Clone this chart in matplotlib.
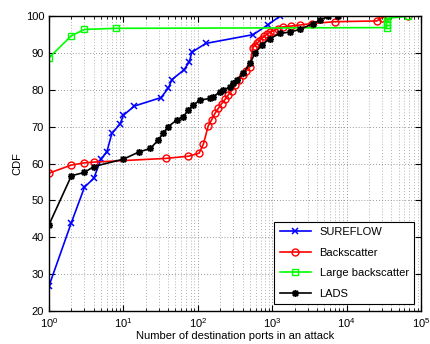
import matplotlib
matplotlib.use("Agg")
import matplotlib.pyplot as plt
from matplotlib.ticker import LogLocator, NullFormatter

plt.rcParams['font.family'] = ['Liberation Sans', 'DejaVu Sans']
plt.rcParams['mathtext.fontset'] = 'custom'
plt.rcParams['mathtext.rm'] = 'Liberation Sans'
plt.rcParams['mathtext.it'] = 'Liberation Sans'

# data
sureflow_x = [1, 2, 3, 4, 5, 6, 7, 9, 10, 14, 32, 40, 45, 65, 77, 83, 128, 557, 869, 1270]
sureflow_y = [26.8, 44, 53.6, 56, 61.2, 63.2, 68.2, 70.7, 73.1, 75.6, 77.9, 80.4, 82.8,
              85.4, 87.6, 90.2, 92.6, 95.0, 97.6, 100]

back_x = [1, 2, 3, 4, 37, 75, 104, 119, 138, 153, 170, 189, 210, 232, 256, 285, 320, 360,
          400, 450, 503, 545, 580, 620, 670, 720, 780, 850, 930, 1050, 1200, 1400, 1770,
          2360, 3380, 6970, 25500, 29600, 35000, 68000]
back_y = [57.4, 59.6, 60.2, 60.4, 61.4, 62, 62.8, 65.3, 70.2, 71.8, 73.6, 75, 76.3, 77.4,
          78.6, 79.8, 81.2, 82.6, 84, 85.2, 86.3, 91.4, 92.0, 92.6, 93.2, 93.9, 94.5, 95.1,
          95.6, 96.1, 96.6, 97.1, 97.3, 97.6, 98, 98.5, 98.7, 99.6, 100, 100]

large_x = [1, 2, 3, 8, 34500, 34500, 34500, 34500, 68000]
large_y = [88.7, 94.7, 96.4, 96.7, 96.9, 97.6, 98.3, 99.4, 100]

lads_x = [1, 2, 3, 4, 10, 16, 23, 29.5, 34, 40, 52, 64, 74, 87, 107, 146, 161, 199, 220,
          270, 300, 334, 409, 503, 585, 720, 928, 1270, 1730, 2360, 3550, 4370, 5630, 7730]
lads_y = [43.4, 56.7, 57.6, 59.2, 61.2, 63.1, 64.1, 66.4, 68.2, 70, 71.8, 72.7, 74.5,
          75.9, 77.2, 77.7, 78.1, 79.5, 79.9, 80.8, 81.8, 82.7, 84.5, 87.2, 89.9, 92.1,
          93.9, 95.3, 95.7, 96.4, 98, 98.9, 100, 100]

fig = plt.figure(figsize=(4.31, 3.44), dpi=100)
ax = fig.add_axes([0.1137, 0.096, 0.863, 0.857])

ax.plot(sureflow_x, sureflow_y, color='#0000ff', marker='x', markersize=4,
        markeredgewidth=1.1, linewidth=1.2, label='SUREFLOW')
ax.plot(back_x, back_y, color='#ff0000', marker='o', markersize=5, markerfacecolor='none',
        markeredgewidth=1.0, linewidth=1.2, label='Backscatter')
ax.plot(large_x, large_y, color='#00ff00', marker='s', markersize=4.5, markerfacecolor='none',
        markeredgewidth=1.0, linewidth=1.2, label='Large backscatter')
ax.plot(lads_x, lads_y, color='black', marker=(8, 2, 0), markersize=5,
        markeredgewidth=1.1, linewidth=1.2, label='LADS')

ax.set_xscale('log')
ax.set_xlim(1, 1e5)
ax.set_ylim(20, 100)
ax.set_yticks(range(20, 101, 10))
ax.xaxis.set_major_locator(LogLocator(base=10, numticks=10))
ax.xaxis.set_minor_locator(LogLocator(base=10, subs=range(2, 10), numticks=20))
ax.xaxis.set_minor_formatter(NullFormatter())

ax.grid(True, which='major', linestyle=(0, (1, 2.5)), color='#777777', linewidth=0.6)
ax.grid(True, which='minor', axis='x', linestyle=(0, (1, 2.5)), color='#999999',
        linewidth=0.6)
ax.tick_params(direction='in', which='both', top=True, right=True, labelsize=8)
ax.tick_params(which='major', length=4)
ax.tick_params(which='minor', length=2)
for s in ax.spines.values():
    s.set_linewidth(1.0)

ax.set_xlabel('Number of destination ports in an attack', fontsize=8, labelpad=1)
ax.set_ylabel('CDF', fontsize=8, labelpad=2)

leg = ax.legend(loc='lower right', fontsize=8, fancybox=False, framealpha=1,
                edgecolor='black', borderaxespad=0.6, handlelength=2.8,
                labelspacing=0.95, borderpad=0.5)
leg.get_frame().set_linewidth(0.8)

fig.savefig('out.png', dpi=100)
================
What you should do - Set down the material above as is, without any pictures.

The solution -
Clone this chart in matplotlib.
import matplotlib
matplotlib.use("Agg")
import matplotlib.pyplot as plt
from matplotlib.ticker import LogLocator, NullFormatter

plt.rcParams['font.family'] = ['Liberation Sans', 'DejaVu Sans']
plt.rcParams['mathtext.fontset'] = 'custom'
plt.rcParams['mathtext.rm'] = 'Liberation Sans'
plt.rcParams['mathtext.it'] = 'Liberation Sans'

# data
sureflow_x = [1, 2, 3, 4, 5, 6, 7, 9, 10, 14, 32, 40, 45, 65, 77, 83, 128, 557, 869, 1270]
sureflow_y = [26.8, 44, 53.6, 56, 61.2, 63.2, 68.2, 70.7, 73.1, 75.6, 77.9, 80.4, 82.8,
              85.4, 87.6, 90.2, 92.6, 95.0, 97.6, 100]

back_x = [1, 2, 3, 4, 37, 75, 104, 119, 138, 153, 170, 189, 210, 232, 256, 285, 320, 360,
          400, 450, 503, 545, 580, 620, 670, 720, 780, 850, 930, 1050, 1200, 1400, 1770,
          2360, 3380, 6970, 25500, 29600, 35000, 68000]
back_y = [57.4, 59.6, 60.2, 60.4, 61.4, 62, 62.8, 65.3, 70.2, 71.8, 73.6, 75, 76.3, 77.4,
          78.6, 79.8, 81.2, 82.6, 84, 85.2, 86.3, 91.4, 92.0, 92.6, 93.2, 93.9, 94.5, 95.1,
          95.6, 96.1, 96.6, 97.1, 97.3, 97.6, 98, 98.5, 98.7, 99.6, 100, 100]

large_x = [1, 2, 3, 8, 34500, 34500, 34500, 34500, 68000]
large_y = [88.7, 94.7, 96.4, 96.7, 96.9, 97.6, 98.3, 99.4, 100]

lads_x = [1, 2, 3, 4, 10, 16, 23, 29.5, 34, 40, 52, 64, 74, 87, 107, 146, 161, 199, 220,
          270, 300, 334, 409, 503, 585, 720, 928, 1270, 1730, 2360, 3550, 4370, 5630, 7730]
lads_y = [43.4, 56.7, 57.6, 59.2, 61.2, 63.1, 64.1, 66.4, 68.2, 70, 71.8, 72.7, 74.5,
          75.9, 77.2, 77.7, 78.1, 79.5, 79.9, 80.8, 81.8, 82.7, 84.5, 87.2, 89.9, 92.1,
          93.9, 95.3, 95.7, 96.4, 98, 98.9, 100, 100]

fig = plt.figure(figsize=(4.31, 3.44), dpi=100)
ax = fig.add_axes([0.1137, 0.096, 0.863, 0.857])

ax.plot(sureflow_x, sureflow_y, color='#0000ff', marker='x', markersize=4,
        markeredgewidth=1.1, linewidth=1.2, label='SUREFLOW')
ax.plot(back_x, back_y, color='#ff0000', marker='o', markersize=5, markerfacecolor='none',
        markeredgewidth=1.0, linewidth=1.2, label='Backscatter')
ax.plot(large_x, large_y, color='#00ff00', marker='s', markersize=4.5, markerfacecolor='none',
        markeredgewidth=1.0, linewidth=1.2, label='Large backscatter')
ax.plot(lads_x, lads_y, color='black', marker=(8, 2, 0), markersize=5,
        markeredgewidth=1.1, linewidth=1.2, label='LADS')

ax.set_xscale('log')
ax.set_xlim(1, 1e5)
ax.set_ylim(20, 100)
ax.set_yticks(range(20, 101, 10))
ax.xaxis.set_major_locator(LogLocator(base=10, numticks=10))
ax.xaxis.set_minor_locator(LogLocator(base=10, subs=range(2, 10), numticks=20))
ax.xaxis.set_minor_formatter(NullFormatter())

ax.grid(True, which='major', linestyle=(0, (1, 2.5)), color='#777777', linewidth=0.6)
ax.grid(True, which='minor', axis='x', linestyle=(0, (1, 2.5)), color='#999999',
        linewidth=0.6)
ax.tick_params(direction='in', which='both', top=True, right=True, labelsize=8)
ax.tick_params(which='major', length=4)
ax.tick_params(which='minor', length=2)
for s in ax.spines.values():
    s.set_linewidth(1.0)

ax.set_xlabel('Number of destination ports in an attack', fontsize=8, labelpad=1)
ax.set_ylabel('CDF', fontsize=8, labelpad=2)

leg = ax.legend(loc='lower right', fontsize=8, fancybox=False, framealpha=1,
                edgecolor='black', borderaxespad=0.6, handlelength=2.8,
                labelspacing=0.95, borderpad=0.5)
leg.get_frame().set_linewidth(0.8)

fig.savefig('out.png', dpi=100)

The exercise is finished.